Joseph Bolger


Teaching & Research

In both my one-to-one teaching and choir training I take person-centred approach which seeks to meet individuals and groups on their terms. I have taught plucky eight-year-olds, ambitious millennials, committed professionals and passionate OAPs. I have trained cathedral choristers, conservatoire students and the full spectrum of amateur choral singers. The diversity of my performance experience and vocal skills makes me ideally suited for the teaching of all genres, from opera right through contemporary rock and pop. I have benefitted from learning and professional development with leading pedagogues including Janice Chapman, Paul Farrington, Colin Baldy and Dane Chalfin.

From 2015-2018 I taught as Senior Lecturer in Classical Voice at Leeds College of Music, teaching undergraduate and postgraduate students and directing the College Chamber Choir. I have also taught one-to-one sessions and masterclasses at King’s College London, where I am currently completing my Ph.D. Since September 2018 I have taught the choristers, choral scholars and lay clerks of Peterborough Cathedral Choir, taking individual and group sessions and leading occasional chorister practices.

Ph.D Research

I am currently completing my Ph.D at King’s College London. My thesis considers the relationship between the social contexts of early music singing and the aesthetic agendas of anglophone performance practice researchers. It has a particular focus on the continuing legacy of the Anglican choral tradition and its importance as a training ground for early music singers and conductors. In addition, case study chapters examine the genres of lute song and 18th-Century opera, genres whose rich social and aesthetic interactions have proved particularly engaging for both singers and researchers.

Its main research outcome is a text-driven analysis of twenty-four chapters and articles covering music from the Medieval to the Bel Canto periods written by vocal performance practice researchers. This analysis collates a database of statements endorsing particular ways of singing, attitudes and other competencies that the sampled researchers deem appropriate for early music. These statements were rationalised into a collection of 3069 recording units which were categorised according to the aspect of vocal practice to which they pertained. This enabled the quantitative assessment of the various aesthetic priorities of the sampled researchers. The data from the analysis were used to construct Francesca, an imaginary singer with the ideal skills for early music.

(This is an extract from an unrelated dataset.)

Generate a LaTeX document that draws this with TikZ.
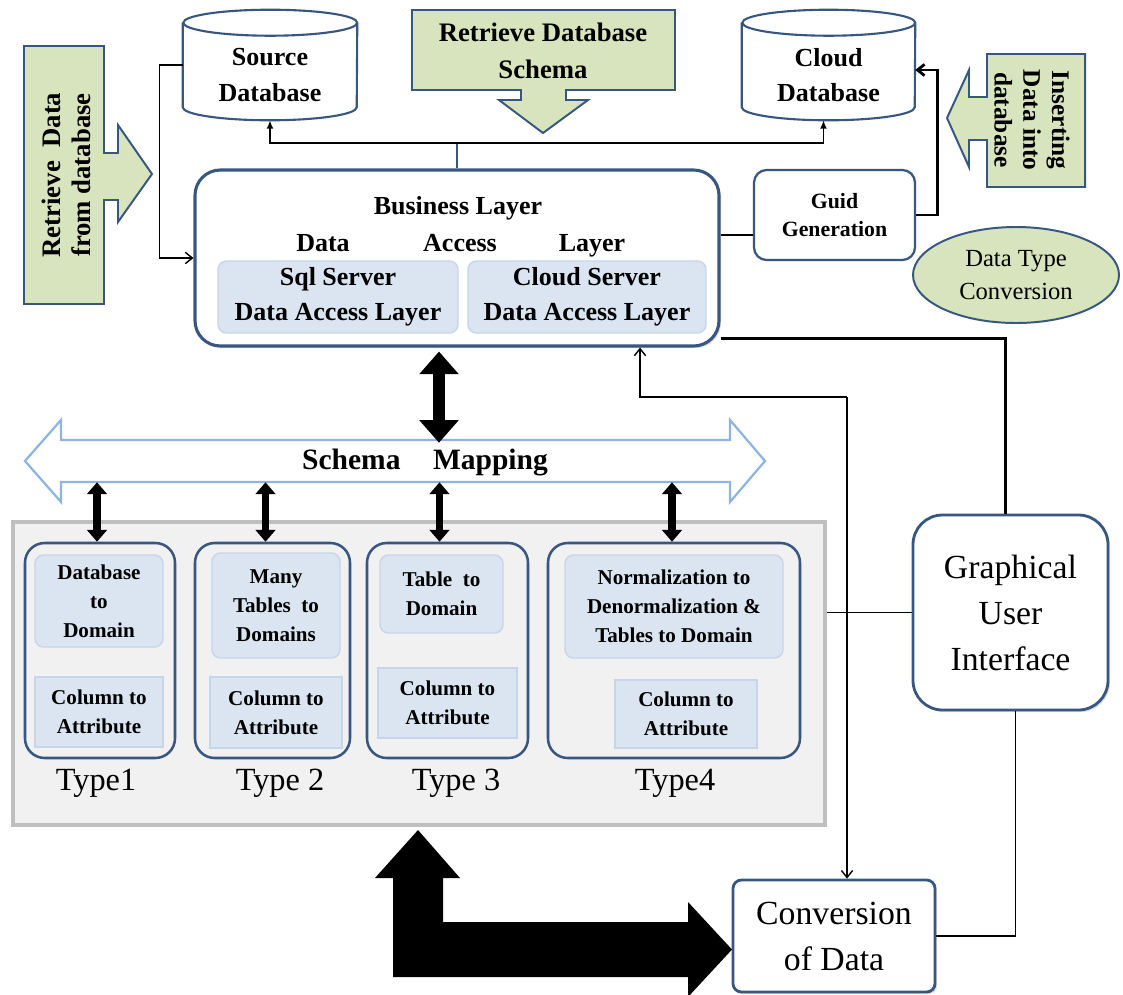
\documentclass[tikz,border=0pt]{standalone}
\usepackage{fontspec}
\setmainfont{Liberation Serif}
\usetikzlibrary{arrows.meta,positioning,shapes.geometric,shadows}
\newcommand{\pxu}{0.025cm}
\definecolor{boxblue}{RGB}{56,87,128}
\definecolor{calloutgreen}{RGB}{215,228,189}
\definecolor{innerblue}{RGB}{219,229,241}
\definecolor{innerrim}{RGB}{198,213,233}
\definecolor{groupgrey}{RGB}{241,241,241}
\definecolor{grouprim}{RGB}{191,191,191}
\definecolor{mapblue}{RGB}{142,180,227}
\tikzset{
  bigbold/.style={font=\bfseries\fontsize{18.5}{25}\selectfont,align=center,inner sep=0pt},
  smallbold/.style={font=\bfseries\fontsize{15}{20.5}\selectfont,align=center,inner sep=0pt},
  callfont/.style={font=\bfseries\fontsize{19}{21.5}\selectfont,align=center,inner sep=0pt},
  schemafont/.style={font=\bfseries\fontsize{19}{26}\selectfont,align=center,inner sep=0pt},
  insfont/.style={font=\bfseries\fontsize{18}{20.5}\selectfont,align=center,inner sep=0pt},
  plainbig/.style={font=\fontsize{24}{32.7}\selectfont,align=center,inner sep=0pt},
  calloutshape/.style={draw=boxblue,fill=calloutgreen,line width=1.4pt},
  dbline/.style={draw=boxblue,fill=white,line width=1.5pt},
  bizbox/.style={draw=boxblue,fill=white,line width=2.2pt,rounded corners=18pt,
    drop shadow={opacity=0.25,shadow xshift=1.5pt,shadow yshift=-1.5pt}},
  innerbox/.style={draw=innerrim,fill=innerblue,line width=1pt,rounded corners=6pt},
  innerflat/.style={draw=innerrim,fill=innerblue,line width=1.5pt},
  guidbox/.style={draw=boxblue,fill=white,line width=1.6pt,rounded corners=9pt,
    font=\bfseries\fontsize{15.5}{20}\selectfont,align=center,inner sep=0pt},
  groupbox/.style={draw=grouprim,fill=groupgrey,line width=2.8pt},
  typebox/.style={draw=boxblue,fill=groupgrey,line width=1.8pt,rounded corners=14pt},
  typelabel/.style={font=\fontsize{23}{26}\selectfont,inner sep=0pt},
  mapshape/.style={draw=mapblue,fill=white,line width=1.6pt},
  roundbig/.style={draw=boxblue,fill=white,line width=2pt,plainbig,
    drop shadow={opacity=0.25,shadow xshift=1.5pt,shadow yshift=-1.5pt}},
  bigdarrow/.style={line width=9pt,{Triangle[width=27pt,length=16pt]}-{Triangle[width=27pt,length=16pt]}},
  smalldarrow/.style={line width=5pt,{Triangle[width=14pt,length=8.5pt]}-{Triangle[width=14pt,length=8.5pt]}},
  openarr/.style={line width=1pt,-{Straight Barb[length=5pt,width=8pt]}},
  fillarr/.style={line width=1.4pt,-{Latex[length=6pt,width=5pt]}}
}

\begin{document}
\begin{tikzpicture}[x=0.025cm,y=0.025cm,line join=miter]
  \useasboundingbox (0,0) rectangle (1123,-994);
  %%
  % Shape: retrieve data callout
  \draw[calloutshape] (24,-46) -- (104,-46) -- (104,-153) -- (118,-153) -- (118,-125)
    -- (152,-174) -- (118,-222) -- (118,-200) -- (104,-200) -- (104,-304) -- (24,-304) -- cycle;
  \node[callfont,rotate=90] (retdata) at (66,-175) {Retrieve\ \ Data\\from database};
  % Shape: retrieve schema callout
  \draw[calloutshape] (412,-10) -- (675,-10) -- (675,-90) -- (566,-90) -- (566,-100) -- (588,-100)
    -- (543,-133) -- (499,-100) -- (521,-100) -- (521,-90) -- (412,-90) -- cycle;
  \node[schemafont] (retschema) at (543,-51) {Retrieve Database\\Schema};
  % Shape: inserting callout
  \draw[calloutshape] (987,-54) -- (1085,-54) -- (1085,-187) -- (987,-187) -- (987,-140) -- (969,-140)
    -- (969,-167) -- (947,-118) -- (969,-70) -- (969,-97) -- (987,-97) -- cycle;
  \node[insfont,rotate=-90] (insdata) at (1032,-120) {Inserting\\Data into\\database};

  % Node: srcdb
  \node[minimum width=174*\pxu,minimum height=110*\pxu] (srcdb) at (270,-65) {};
  \path[dbline] ([yshift=-13*\pxu]srcdb.north west) -- ([yshift=13*\pxu]srcdb.south west)
    arc[start angle=180,end angle=360,x radius=87*\pxu,y radius=13*\pxu]
    -- ([yshift=-13*\pxu]srcdb.north east)
    arc[start angle=0,end angle=360,x radius=87*\pxu,y radius=13*\pxu];
  \node[bigbold] (srcdbtxt) at (270,-75) {Source\\Database};
  % Node: clouddb
  \node[minimum width=173*\pxu,minimum height=110*\pxu] (clouddb) at (828.5,-65) {};
  \path[dbline] ([yshift=-13*\pxu]clouddb.north west) -- ([yshift=13*\pxu]clouddb.south west)
    arc[start angle=180,end angle=360,x radius=86.5*\pxu,y radius=13*\pxu]
    -- ([yshift=-13*\pxu]clouddb.north east)
    arc[start angle=0,end angle=360,x radius=86.5*\pxu,y radius=13*\pxu];
  \node[bigbold] (clouddbtxt) at (828.5,-75) {Cloud\\Database};

  % Node: bizlayer
  \node[bizbox,minimum width=524*\pxu,minimum height=176*\pxu] (bizlayer) at (457,-258) {};
  \node[bigbold,anchor=base] (biztitle) at (458,-214) {Business Layer};
  \node[bigbold,anchor=base] (dataword) at (323,-251) {Data};
  \node[bigbold,anchor=base] (accessword) at (460,-251) {Access};
  \node[bigbold,anchor=base] (layerword) at (592,-251) {Layer};
  \node[innerbox,bigbold,minimum width=240*\pxu,minimum height=72*\pxu] (sqldal) at (338,-297) {Sql Server\\Data Access Layer};
  \node[innerbox,bigbold,minimum width=238*\pxu,minimum height=72*\pxu] (clouddal) at (587,-297) {Cloud Server\\Data Access Layer};

  % Node: guid
  \node[guidbox,minimum width=161*\pxu,minimum height=90*\pxu] (guid) at (834.5,-215) {Guid\\Generation};
  % Node: dtconv
  \node[ellipse,draw=boxblue,fill=calloutgreen,line width=1.4pt,minimum width=206*\pxu,minimum height=96*\pxu,
    inner sep=0pt,align=center,font=\fontsize{17.5}{23.5}\selectfont] (dtconv) at (1016,-275) {Data Type\\Conversion};

  % Node: schemamap
  \draw[mapshape] (25,-461) -- (61,-420) -- (61,-440) -- (730,-440) -- (730,-420) -- (765,-461)
    -- (730,-502) -- (730,-482) -- (61,-482) -- (61,-502) -- cycle;
  \node[minimum width=669*\pxu,minimum height=42*\pxu] (schemamap) at (395.5,-461) {};
  \node[font=\bfseries\fontsize{21}{25}\selectfont,inner sep=0pt] (schematxt) at (425,-463) {Schema\hspace{1.1em}Mapping};

  % Node: typegroup
  \node[groupbox,minimum width=812*\pxu,minimum height=303*\pxu] (typegroup) at (419,-673.5) {};
  % Node: type1
  \node[typebox,minimum width=150*\pxu,minimum height=215*\pxu] (type1) at (100,-650.5) {};
  \node[innerbox,smallbold,minimum width=128*\pxu,minimum height=92*\pxu] (t1top) at (99,-601) {Database\\to\\Domain};
  \node[innerflat,smallbold,minimum width=128*\pxu,minimum height=70*\pxu] (t1bot) at (99,-712) {Column to\\Attribute};
  \node[typelabel] (t1lab) at (96,-783) {Type1};
  % Node: type2
  \node[typebox,minimum width=155*\pxu,minimum height=215*\pxu] (type2) at (272.5,-650.5) {};
  \node[innerbox,smallbold,minimum width=128*\pxu,minimum height=105*\pxu] (t2top) at (276,-605.5) {Many\\Tables\ \ to\\Domains};
  \node[innerflat,smallbold,minimum width=132*\pxu,minimum height=71*\pxu] (t2bot) at (276,-712.5) {Column to\\Attribute};
  \node[typelabel] (t2lab) at (280,-783) {Type 2};
  % Node: type3
  \node[typebox,minimum width=161*\pxu,minimum height=215*\pxu] (type3) at (447.5,-650.5) {};
  \node[innerbox,smallbold,minimum width=123*\pxu,minimum height=78*\pxu] (t3top) at (441.5,-594) {Table\ \ to\\Domain};
  \node[innerflat,smallbold,minimum width=139*\pxu,minimum height=70*\pxu] (t3bot) at (447.5,-703) {Column to\\Attribute};
  \node[typelabel] (t3lab) at (456,-783) {Type 3};
  % Node: type4
  \node[typebox,minimum width=252*\pxu,minimum height=215*\pxu] (type4) at (674,-650.5) {};
  \node[innerbox,smallbold,minimum width=218*\pxu,minimum height=103*\pxu] (t4top) at (674,-606.5) {Normalization to\\Denormalization \&\\Tables to Domain};
  \node[innerflat,smallbold,minimum width=142*\pxu,minimum height=68*\pxu] (t4bot) at (686,-714) {Column to\\Attribute};
  \node[typelabel] (t4lab) at (675,-783) {Type4};

  % Node: gui
  \node[roundbig,rounded corners=21pt,minimum width=195*\pxu,minimum height=195*\pxu] (gui) at (1010.5,-612.5) {Graphical\\User\\Interface};
  % Node: convdata
  \node[roundbig,rounded corners=6pt,minimum width=202*\pxu,minimum height=112*\pxu] (convdata) at (834,-936) {Conversion\\of Data};

  % Edge: srcdb -> bizlayer
  \draw[openarr] (srcdb.west) -- ++(-23*\pxu,0) |- (bizlayer.west);
  % Edge: bizlayer -> srcdb, clouddb
  \coordinate (split) at (457,-143);
  \draw[boxblue,line width=1pt] (bizlayer.north) -- (split);
  \draw[fillarr] (split) -| (srcdb.south);
  \draw[fillarr] (split) -| ([xshift=-5*\pxu]clouddb.south);
  % Edge: guid -- bizlayer
  \draw[line width=2pt] ([yshift=-20*\pxu]guid.west) -- ([yshift=-20*\pxu]guid.west -| bizlayer.east);
  % Edge: guid -> clouddb
  \draw[line width=2pt,-{Straight Barb[length=5pt,width=8pt]}] (guid.east) -- ++(21*\pxu,0) |- ([yshift=-5*\pxu]clouddb.east);
  % Edge: bizlayer -- gui
  \draw[line width=1.8pt] ([yshift=9*\pxu]bizlayer.south east) -| ([xshift=-5*\pxu]gui.north);
  % Edge: gui -> bizlayer, convdata
  \coordinate (guijoin) at (847,-397);
  \draw[openarr] (guijoin) -| ([xshift=183*\pxu]bizlayer.south);
  \draw[openarr] (guijoin) -- (guijoin |- convdata.north);
  % Edge: bizlayer <-> schemamap
  \draw[bigdarrow] ([xshift=-18*\pxu,yshift=-4*\pxu]bizlayer.south) -- ([xshift=-18*\pxu,yshift=-3*\pxu]bizlayer.south |- schemamap.north);
  % Edge: schemamap <-> types
  \draw[smalldarrow] ([xshift=-3*\pxu]type1.north) -- ([xshift=-3*\pxu]type1.north |- schemamap.south);
  \draw[smalldarrow] ([xshift=-7*\pxu]type2.north) -- ([xshift=-7*\pxu]type2.north |- schemamap.south);
  \draw[smalldarrow] ([xshift=-8*\pxu]type3.north) -- ([xshift=-8*\pxu]type3.north |- schemamap.south);
  \draw[smalldarrow] ([xshift=-2*\pxu]type4.north) -- ([xshift=-2*\pxu]type4.north |- schemamap.south);
  % Edge: typegroup -- gui
  \draw[line width=1pt] (gui.west) -- (gui.west -| typegroup.east);
  % Edge: gui -- convdata
  \draw[line width=1.4pt] ([xshift=5*\pxu]gui.south) |- (convdata.east);
  % Shape: typegroup <-> convdata
  \fill (418,-830) -- (460,-878) -- (443,-878) -- (443,-922) -- (688,-922) -- (688,-902) -- (732,-949.5)
    -- (688,-997) -- (688,-977) -- (393,-977) -- (393,-878) -- (375,-878) -- cycle;
  %
\end{tikzpicture}
\end{document}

The analysis reveals a commitment to text primacy (logocentrism) to be a fundamental motivator of researchers’ aesthetic voices. This principle extends beyond the implications of sung text and incorporates any kind of text with which researchers come into contact, most notably written historical evidence. I propose that this commitment to text primacy takes the form of a reverence inherited from the scholastic Anglicanism of Oxbridge chapel environments. This reverence is reflected in the kinds of ethereal, disembodied voices researchers like to see, voices emulating choirs of angels and functioning as neutral transmitters of The Word. Crucially, this text reverence is unconcerned with and unable to account for the somatic eminence of sung sound.

A chapter on lute song examines how this logocentrism leads to the misreading of performance practice evidence in a manner which prioritises word over sound and fails to acknowledge the role of the performer in affective communication of the genre. The chapter also considers how some of the more wishful aesthetic and philosophical claims of researchers may reflect a concern with elevating the critical status of the lute song genre and thus also researchers’ own outputs. It proposes that a vocal aesthetic grounded in Primal Voice – a pedagogical concept which links emotive utterance with physiologically healthy singing – would realise the rhetorical aesthetic researchers favour more effectively than simply insisting upon the primacy and literary merit of lute song texts.

The influence of text reverence on the critical reception of today’s early music singers is considered in a case study chapter on eighteenth-century opera. This chapter examines both historical and modern descriptions of singers and reveals how reverence for historical evidence has allowed sexist vocal paradigms to continue in the modern age. These paradigms afford male singers a wider expressive range than female singers and permit male-dominated scribal elites to control the discourses surrounding singing, ensuring their continued validation as taste makers. These observations are examined in conjunction with research documenting women’s continued struggle for vocal autonomy in both the private and professional spheres.

An anonymous interview with an industry-leading soprano considers these conclusions in the context of the early music workplace. She reports encountering early music conductors, notably those running their own groups, who use their status to commit acts of sexual harassment and abuse. She notes that these conductors often exhibit a lack of musical control which they compensate for by seeking to exert social and sexual control over their singers. She reports encountering these kinds of conductors ‘only in the early music business’ and offers examples of enjoyable working relationships with conductors in other contexts. Her testimony is considered against the backdrop of recent high-profile convictions of early music and choral conductors for crimes of a sexual nature. I propose that the phallogocentric agendas which endorse men of letters as early-music tastemakers contribute to this culture by prioritising the logocentric over the somatic (words over bodies) and thus also texts over people.